> **Rows from a dataset of charts and code**
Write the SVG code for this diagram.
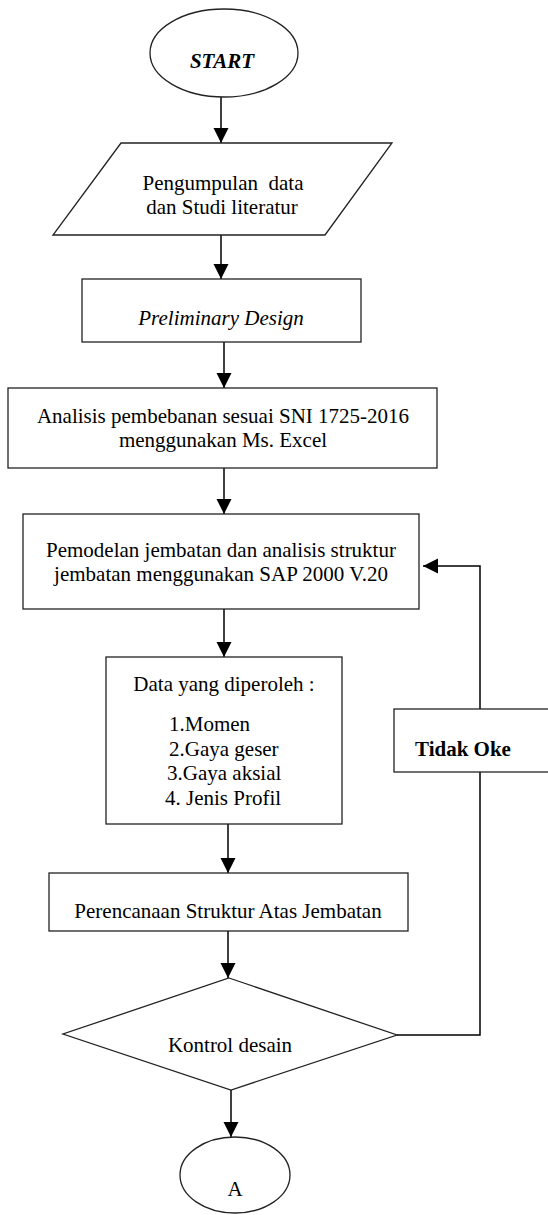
<svg xmlns="http://www.w3.org/2000/svg" width="548" height="1215" viewBox="0 0 548 1215">
<style>
.shape{fill:#fff;stroke:#222;stroke-width:1.3}
.t{font-family:"Liberation Serif","Times New Roman",serif;font-size:21px;fill:#000;text-anchor:middle}
.s{text-anchor:start}
.conn{fill:none;stroke:#000;stroke-width:1.5}
</style>
<defs>
<marker id="ah" markerUnits="userSpaceOnUse" markerWidth="16" markerHeight="16" refX="15" refY="7.5" orient="auto">
<path d="M0,0 L15,7.5 L0,15 z" fill="#000"/>
</marker>
</defs>
<rect width="548" height="1215" fill="#fff"/>
<g id="connectors">
<path class="conn" d="M221,97 V143" marker-end="url(#ah)"/>
<path class="conn" d="M221,235 V279" marker-end="url(#ah)"/>
<path class="conn" d="M224,342 V388" marker-end="url(#ah)"/>
<path class="conn" d="M224,468 V514" marker-end="url(#ah)"/>
<path class="conn" d="M224,609 V657" marker-end="url(#ah)"/>
<path class="conn" d="M228,824 V873" marker-end="url(#ah)"/>
<path class="conn" d="M228,931 V978" marker-end="url(#ah)"/>
<path class="conn" d="M231,1090 V1137" marker-end="url(#ah)"/>
<path class="conn" d="M397,1035 H480 V772"/>
<path class="conn" d="M480,709 V566 H423" marker-end="url(#ah)"/>
</g>
<g id="start">
<ellipse class="shape" cx="224" cy="53" rx="74" ry="44"/>
<text class="t" x="222" y="68" font-weight="bold" font-style="italic" font-size="22">START</text>
</g>
<g id="pengumpulan">
<polygon class="shape" points="121,143 392,143 325,235 53,235"/>
<text class="t" x="223" y="190" style="white-space:pre">Pengumpulan  data</text>
<text class="t" x="222" y="214">dan Studi literatur</text>
</g>
<g id="preliminary">
<rect class="shape" x="82" y="279" width="279" height="63"/>
<text class="t" x="221" y="325" font-style="italic">Preliminary Design</text>
</g>
<g id="analisis">
<rect class="shape" x="8" y="388" width="429" height="80"/>
<text class="t" x="223" y="423">Analisis pembebanan sesuai SNI 1725-2016</text>
<text class="t" x="223" y="447">menggunakan Ms. Excel</text>
</g>
<g id="pemodelan">
<rect class="shape" x="23" y="514" width="396" height="95"/>
<text class="t" x="221" y="557">Pemodelan jembatan dan analisis struktur</text>
<text class="t" x="221" y="581">jembatan menggunakan SAP 2000 V.20</text>
</g>
<g id="data">
<rect class="shape" x="106" y="657" width="236" height="167"/>
<text class="t" x="224" y="691">Data yang diperoleh :</text>
<text class="t s" x="169" y="731">1.Momen</text>
<text class="t s" x="169" y="756">2.Gaya geser</text>
<text class="t s" x="167" y="780">3.Gaya aksial</text>
<text class="t s" x="165" y="805">4. Jenis Profil</text>
</g>
<g id="perencanaan">
<rect class="shape" x="49" y="873" width="359" height="58"/>
<text class="t" x="228" y="918">Perencanaan Struktur Atas Jembatan</text>
</g>
<g id="kontrol">
<polygon class="shape" points="229,978 397,1035 231,1090 63,1034"/>
<text class="t" x="230" y="1052">Kontrol desain</text>
</g>
<g id="tidak-oke">
<rect class="shape" x="394" y="709" width="160" height="63"/>
<text class="t s" x="415" y="756" font-weight="bold">Tidak Oke</text>
</g>
<g id="a">
<ellipse class="shape" cx="235" cy="1175" rx="55" ry="38"/>
<text class="t" x="235" y="1196">A</text>
</g>
</svg>
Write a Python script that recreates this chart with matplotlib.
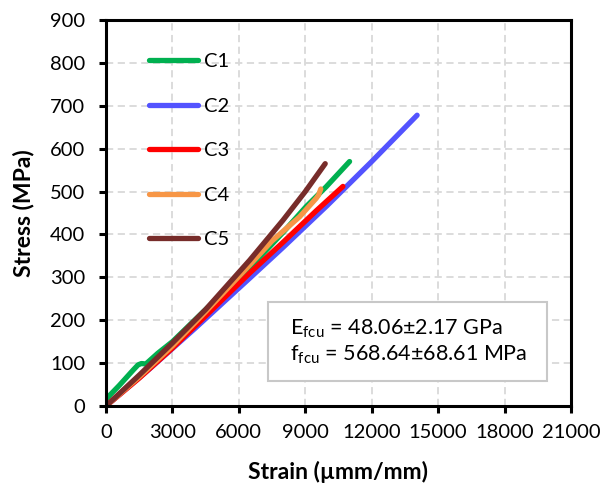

> **What to produce**
Output a faithful copy of the data, with each picture left out.

> **Task response**
Write the SVG code for this diagram.
<svg xmlns="http://www.w3.org/2000/svg" width="548" height="1215" viewBox="0 0 548 1215">
<style>
.shape{fill:#fff;stroke:#222;stroke-width:1.3}
.t{font-family:"Liberation Serif","Times New Roman",serif;font-size:21px;fill:#000;text-anchor:middle}
.s{text-anchor:start}
.conn{fill:none;stroke:#000;stroke-width:1.5}
</style>
<defs>
<marker id="ah" markerUnits="userSpaceOnUse" markerWidth="16" markerHeight="16" refX="15" refY="7.5" orient="auto">
<path d="M0,0 L15,7.5 L0,15 z" fill="#000"/>
</marker>
</defs>
<rect width="548" height="1215" fill="#fff"/>
<g id="connectors">
<path class="conn" d="M221,97 V143" marker-end="url(#ah)"/>
<path class="conn" d="M221,235 V279" marker-end="url(#ah)"/>
<path class="conn" d="M224,342 V388" marker-end="url(#ah)"/>
<path class="conn" d="M224,468 V514" marker-end="url(#ah)"/>
<path class="conn" d="M224,609 V657" marker-end="url(#ah)"/>
<path class="conn" d="M228,824 V873" marker-end="url(#ah)"/>
<path class="conn" d="M228,931 V978" marker-end="url(#ah)"/>
<path class="conn" d="M231,1090 V1137" marker-end="url(#ah)"/>
<path class="conn" d="M397,1035 H480 V772"/>
<path class="conn" d="M480,709 V566 H423" marker-end="url(#ah)"/>
</g>
<g id="start">
<ellipse class="shape" cx="224" cy="53" rx="74" ry="44"/>
<text class="t" x="222" y="68" font-weight="bold" font-style="italic" font-size="22">START</text>
</g>
<g id="pengumpulan">
<polygon class="shape" points="121,143 392,143 325,235 53,235"/>
<text class="t" x="223" y="190" style="white-space:pre">Pengumpulan  data</text>
<text class="t" x="222" y="214">dan Studi literatur</text>
</g>
<g id="preliminary">
<rect class="shape" x="82" y="279" width="279" height="63"/>
<text class="t" x="221" y="325" font-style="italic">Preliminary Design</text>
</g>
<g id="analisis">
<rect class="shape" x="8" y="388" width="429" height="80"/>
<text class="t" x="223" y="423">Analisis pembebanan sesuai SNI 1725-2016</text>
<text class="t" x="223" y="447">menggunakan Ms. Excel</text>
</g>
<g id="pemodelan">
<rect class="shape" x="23" y="514" width="396" height="95"/>
<text class="t" x="221" y="557">Pemodelan jembatan dan analisis struktur</text>
<text class="t" x="221" y="581">jembatan menggunakan SAP 2000 V.20</text>
</g>
<g id="data">
<rect class="shape" x="106" y="657" width="236" height="167"/>
<text class="t" x="224" y="691">Data yang diperoleh :</text>
<text class="t s" x="169" y="731">1.Momen</text>
<text class="t s" x="169" y="756">2.Gaya geser</text>
<text class="t s" x="167" y="780">3.Gaya aksial</text>
<text class="t s" x="165" y="805">4. Jenis Profil</text>
</g>
<g id="perencanaan">
<rect class="shape" x="49" y="873" width="359" height="58"/>
<text class="t" x="228" y="918">Perencanaan Struktur Atas Jembatan</text>
</g>
<g id="kontrol">
<polygon class="shape" points="229,978 397,1035 231,1090 63,1034"/>
<text class="t" x="230" y="1052">Kontrol desain</text>
</g>
<g id="tidak-oke">
<rect class="shape" x="394" y="709" width="160" height="63"/>
<text class="t s" x="415" y="756" font-weight="bold">Tidak Oke</text>
</g>
<g id="a">
<ellipse class="shape" cx="235" cy="1175" rx="55" ry="38"/>
<text class="t" x="235" y="1196">A</text>
</g>
</svg>
Write a Python script that recreates this chart with matplotlib.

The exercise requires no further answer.